Is coverage worldwide or only US/Canada?
Is coverage replacement cost or actual cash value?
Is the equipment individually scheduled?
These details matter a lot more in production than many people realize.
What Does Inland Marine Insurance Actually Cover?
Despite the name, Inland Marine has nothing to do with boats.
Inland Marine coverage was developed specifically for property that moves. That is why it is commonly used for film production equipment, rental gear, mobile tools, and property regularly traveling between locations.
That makes it a much more natural fit for:
Camera packages
Grip & electric equipment
Audio kits
Production carts
DIT stations
Rental equipment
Gear traveling between locations
In production terms:
BPP protects the office.
Inland Marine protects the workflow.
Real-World Example
Let’s say a production company has:
$75,000 in camera gear
A small office/studio
Weekly commercial shoots
Frequent rentals
Gear transported in vans and grip trucks
A standard BPP setup may technically provide some off-premises coverage.
But if the gear is:
Constantly in transit
Stored temporarily at locations
Used across multiple states
Rented from vendors
Frequently away from the insured premises
then Inland Marine usually becomes the more appropriate structure because the exposure itself is mobile.
Common Coverage Mistakes
Assuming “Property Coverage” Means Anywhere
This is probably the biggest one.
Many industry people hear:
“You have property coverage.”
What they assume:
“My gear is covered everywhere.”
Those are not always the same thing.
Confusing Replacement Cost With Actual Cash Value
A five-year-old camera may still cost a fortune to replace operationally.
Actual Cash Value takes depreciation into account.
Replacement Cost generally does not.
That difference matters enormously during a claim.
Forgetting About Rented Gear
Many productions rely heavily on rented gear for:
Camera packages
Specialty camera bodies
Camera AKS
G&E packages
Production Supplies
Owned gear and rented gear are not always treated the same way.
Some policies cover one well and barely contemplate the other.
Ignoring Transit Exposure
Production gear is constantly:
Loaded
Unloaded
Packed
Shipped
Checked on flights
Moved between vehicles
Stored temporarily
That transit exposure is one of the biggest reasons Inland Marine exists in the first place.

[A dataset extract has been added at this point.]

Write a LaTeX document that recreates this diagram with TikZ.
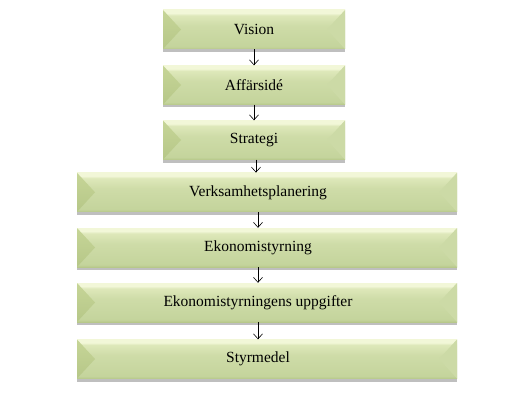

Why Rental Houses Care So Much
The moment you rent professional film production equipment, insurance requirements usually become much more serious.

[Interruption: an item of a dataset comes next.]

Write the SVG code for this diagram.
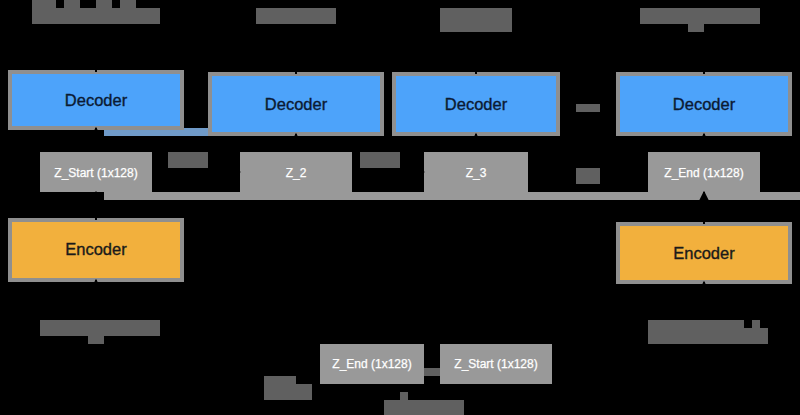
<svg xmlns="http://www.w3.org/2000/svg" width="800" height="415" viewBox="0 0 800 415">
<defs>
<style>
.dec{fill:#4da3fa;stroke:#8f8f8f;stroke-width:4}
.enc{fill:#f2b03d;stroke:#8f8f8f;stroke-width:4}
.z{fill:#999999}
.lbl{fill:#606060}
.t{font-family:"Liberation Sans",Arial,sans-serif;text-anchor:middle;dominant-baseline:central}
.td{font-size:16.5px;fill:#0b1a33;stroke:#0b1a33;stroke-width:0.35}
.tz{font-size:12px;fill:#ffffff;stroke:#ffffff;stroke-width:0.25}
.ln{stroke:#000;stroke-width:2;fill:none}
</style>
<marker id="ah" viewBox="0 0 10 10" refX="9" refY="5" markerWidth="6" markerHeight="6" orient="auto"><path d="M0,0L10,5L0,10z" fill="#000"/></marker>
</defs>
<rect x="0" y="0" width="800" height="415" fill="#000"/>
<rect x="104" y="128" width="104" height="8" fill="#6f9ac8"/>
<rect x="104" y="192" width="696" height="8" fill="#999999"/>
<g id="dec1"><rect class="dec" x="10" y="72" width="172" height="56"/><text class="t td" x="96" y="100">Decoder</text></g>
<g id="dec2"><rect class="dec" x="210" y="74" width="172" height="60"/><text class="t td" x="296" y="104">Decoder</text></g>
<g id="dec3"><rect class="dec" x="394" y="74" width="164" height="60"/><text class="t td" x="476" y="104">Decoder</text></g>
<g id="dec4"><rect class="dec" x="618" y="74" width="172" height="60"/><text class="t td" x="704" y="104">Decoder</text></g>
<g id="zstart"><rect class="z" x="40" y="152" width="112" height="40"/><text class="t tz" x="96" y="173">Z_Start (1x128)</text></g>
<g id="z2"><rect class="z" x="240" y="152" width="112" height="40"/><text class="t tz" x="296" y="173">Z_2</text></g>
<g id="z3"><rect class="z" x="424" y="152" width="104" height="40"/><text class="t tz" x="476" y="173">Z_3</text></g>
<g id="zend"><rect class="z" x="648" y="152" width="112" height="40"/><text class="t tz" x="704" y="173">Z_End (1x128)</text></g>
<g id="enc1"><rect class="enc" x="10" y="220" width="172" height="60"/><text class="t td" x="96" y="249" style="fill:#1a1a1a;stroke:#1a1a1a">Encoder</text></g>
<g id="enc2"><rect class="enc" x="618" y="224" width="172" height="58"/><text class="t td" x="704" y="253" style="fill:#1a1a1a;stroke:#1a1a1a">Encoder</text></g>
<g id="zend2"><rect class="z" x="320" y="344" width="104" height="40"/><text class="t tz" x="372" y="364">Z_End (1x128)</text></g>
<g id="zstart2"><rect class="z" x="440" y="344" width="112" height="40"/><text class="t tz" x="496" y="364">Z_Start (1x128)</text></g>
<g id="labels">
<rect class="lbl" x="32" y="8" width="128" height="16"/>
<rect class="lbl" x="32" y="0" width="24" height="8"/>
<rect class="lbl" x="64" y="0" width="16" height="8"/>
<rect class="lbl" x="96" y="0" width="16" height="8"/>
<rect class="lbl" x="120" y="0" width="16" height="8"/>
<rect class="lbl" x="256" y="8" width="80" height="16"/>
<rect class="lbl" x="440" y="8" width="72" height="24"/>
<rect class="lbl" x="640" y="8" width="120" height="16"/>
<rect class="lbl" x="688" y="24" width="16" height="8"/>
<rect class="lbl" x="168" y="152" width="40" height="16"/>
<rect class="lbl" x="360" y="152" width="40" height="16"/>
<rect class="lbl" x="576" y="168" width="24" height="16"/>
<rect class="lbl" x="576" y="104" width="24" height="8" fill="#707070"/>
<rect class="lbl" x="40" y="320" width="120" height="16"/>
<rect class="lbl" x="88" y="336" width="16" height="8"/>
<rect class="lbl" x="648" y="320" width="96" height="24"/>
<rect class="lbl" x="744" y="328" width="24" height="16"/>
<rect class="lbl" x="752" y="320" width="8" height="8"/>
<rect class="lbl" x="424" y="368" width="16" height="8"/>
<rect class="lbl" x="264" y="376" width="32" height="8"/>
<rect class="lbl" x="264" y="384" width="48" height="16"/>
<rect class="lbl" x="400" y="392" width="8" height="8"/>
<rect class="lbl" x="384" y="400" width="80" height="15"/>
</g>
<g id="connectors">
<line class="ln" x1="152" y1="172" x2="240" y2="172" marker-end="url(#ah)"/>
<line class="ln" x1="352" y1="172" x2="424" y2="172" marker-end="url(#ah)"/>
<line class="ln" x1="96" y1="152" x2="96" y2="128" marker-end="url(#ah)"/>
<line class="ln" x1="296" y1="152" x2="296" y2="134" marker-end="url(#ah)"/>
<line class="ln" x1="476" y1="152" x2="476" y2="134" marker-end="url(#ah)"/>
<line class="ln" x1="704" y1="152" x2="704" y2="134" marker-end="url(#ah)"/>
<line class="ln" x1="296" y1="74" x2="296" y2="28" marker-end="url(#ah)"/>
<line class="ln" x1="476" y1="74" x2="476" y2="34" marker-end="url(#ah)"/>
<line class="ln" x1="704" y1="74" x2="704" y2="34" marker-end="url(#ah)"/>
<line class="ln" x1="96" y1="72" x2="96" y2="28" marker-end="url(#ah)"/>
<line class="ln" x1="96" y1="220" x2="96" y2="192" marker-end="url(#ah)"/>
<line class="ln" x1="96" y1="318" x2="96" y2="280" marker-end="url(#ah)"/>
<line class="ln" x1="704" y1="224" x2="704" y2="192" marker-end="url(#ah)"/>
<line class="ln" x1="704" y1="318" x2="704" y2="282" marker-end="url(#ah)"/>
</g>
</svg>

Rental houses commonly request:
Certificates of Insurance (COIs)
Additional Insured status
Loss Payee wording
Proof of Inland Marine coverage
Specific coverage limits
This is often the first moment smaller production companies realize their insurance structure matters operationally, not just legally.
When BPP Still Makes Sense
This is important:
BPP is not “bad.”
In fact, it is still extremely important for many production companies.

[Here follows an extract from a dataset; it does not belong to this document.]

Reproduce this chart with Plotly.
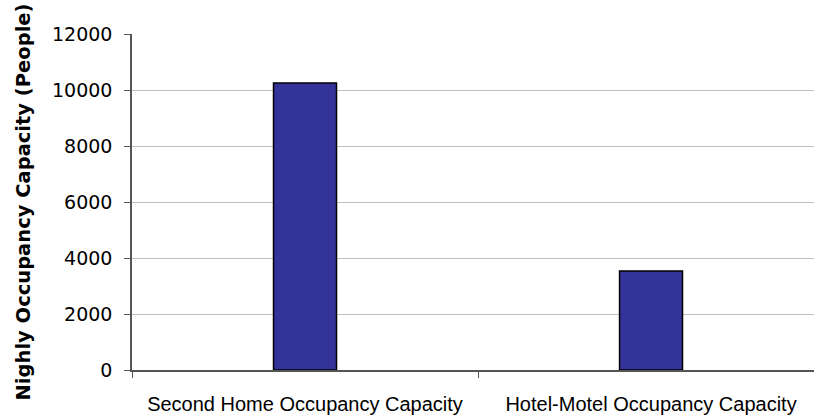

BPP often makes excellent sense for:
Offices
Studios
Edit bays
Computers primarily kept on-site
Furniture
Fixtures
Permanent business locations
Many production companies ultimately use both:
BPP for fixed business property
Inland Marine for mobile production equipment
That combination usually mirrors how the business actually operates.
A Better Question To Ask
Instead of asking:
“Do I have equipment coverage?”
Ask:
“How does this policy expect the equipment to be used?”
Because production equipment rarely behaves like normal business property.
And good insurance should reflect real production workflows, not just generic business classifications.
Final Thoughts
The goal is not simply to “have production insurance.”
The goal is to structure coverage around how production companies actually operate:
Mobile gear
Temporary locations
Rentals
Travel
Transit
Crew
COIs
Real-world production logistics
For filmmakers, understanding the difference between BPP and Inland Marine can be the difference between a policy that technically exists and one that actually responds the way the production expects when something goes wrong.